Everything important to me will be thrown out by my heirs

And when you’re young everything is so dear. If it gets broken or stolen your life will end. Get old and you realize you’ll just replace it. You won’t be happy, but it’s a minor hassle.

And then there are the aches and pains. You do read about these. How you wake up and that’s as good as you’re gonna feel all day. But they don’t tell you that everybody is born broken, with a time bomb inside, and some of those you love most, who lived the healthiest of lives, will be kicked to the curb by fate and fade into memory. Then again, those who take their own lives live front and center in our brains for eons. If you decide to leave, we can’t forget you, why is that?

And no one tells you your opinion won’t count. That having lived for decades, through the last century, suddenly you’re dumb and inexperienced. You get happier as you get older, who’d want to be younger? Then again, all the boomers are chasing the fountain of youth, they won’t accept that the best plan is to kick back and enjoy the ride.

And time… When did they stop making less of it? Sunday night, you realize your entire week is shot. You don’t have time to do everything you want and you’re only interested in that which satiates.

Meanwhile, society bombards you with messages of inadequacy. You’re too old, too fat, too poor, irrelevant. But that’s not how you feel. That’s how young people feel. Despite “Jersey Shore” and the glorification of adolescents, being young is fraught with despair. But you rarely read about it, otherwise the world would be topsy-turvy, old people would rule.

And they do. But they won’t accept their fate. They’re just pissed they’re not young.

Getting Old 1

There is no manual

You can sign up for Jenny Craig, you can go to the gym. You can read TMZ.

But you’re still old on the inside.

Then I realized, I’m too old. I’m not lost in my twenties, looking for love, a career and stability. I’ve found who I am. I may or may not like me, but I’ve got to accept me. Whereas when you’re young and dumb the world is your oyster, your dream is to conquer it. And then you get old enough to realize it’s not only beyond your grasp, it’s beyond anybody’s grasp, you’re gonna be here, then be gone and be forgotten, so you might as well enjoy the ride.

The films I want to see are gone from the theatre before I can get it together and the rest… I can wait for VOD, DVD and pay cable. Then again, I don’t watch them there either. I could argue because they don’t define the zeitgeist, but getting older you realize you are the zeitgeist. You’re the star of your own movie.

And new things… As a kid something four years old is an antique.
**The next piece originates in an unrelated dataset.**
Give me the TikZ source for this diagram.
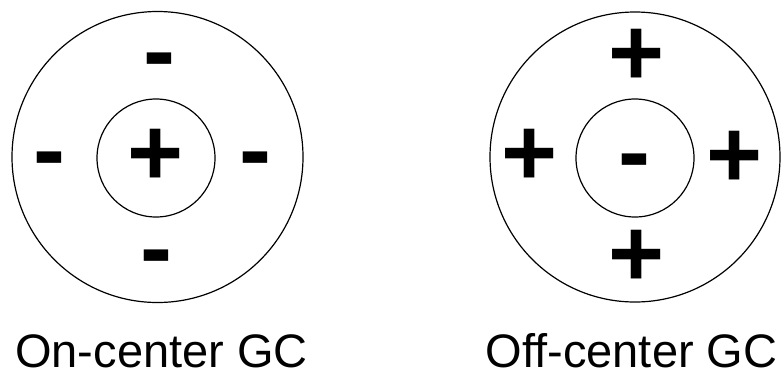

I’ve got a Kindle in a world of Paperwhites and iPads. But it works! That’s enough. I mean if there’s something better, I’m all over it. Then again, I still remember the days when tech didn’t work. When the electric windows in your Cadillac broke before the car itself expired. I still can’t wrap my head around the fact that something brand new has all the kinks worked out. And I still can’t wrap my head around the fact that you might as well overpay for the first iteration, because then you’ll get to use it. You can’t have that time back. It’s not worth denying yourself.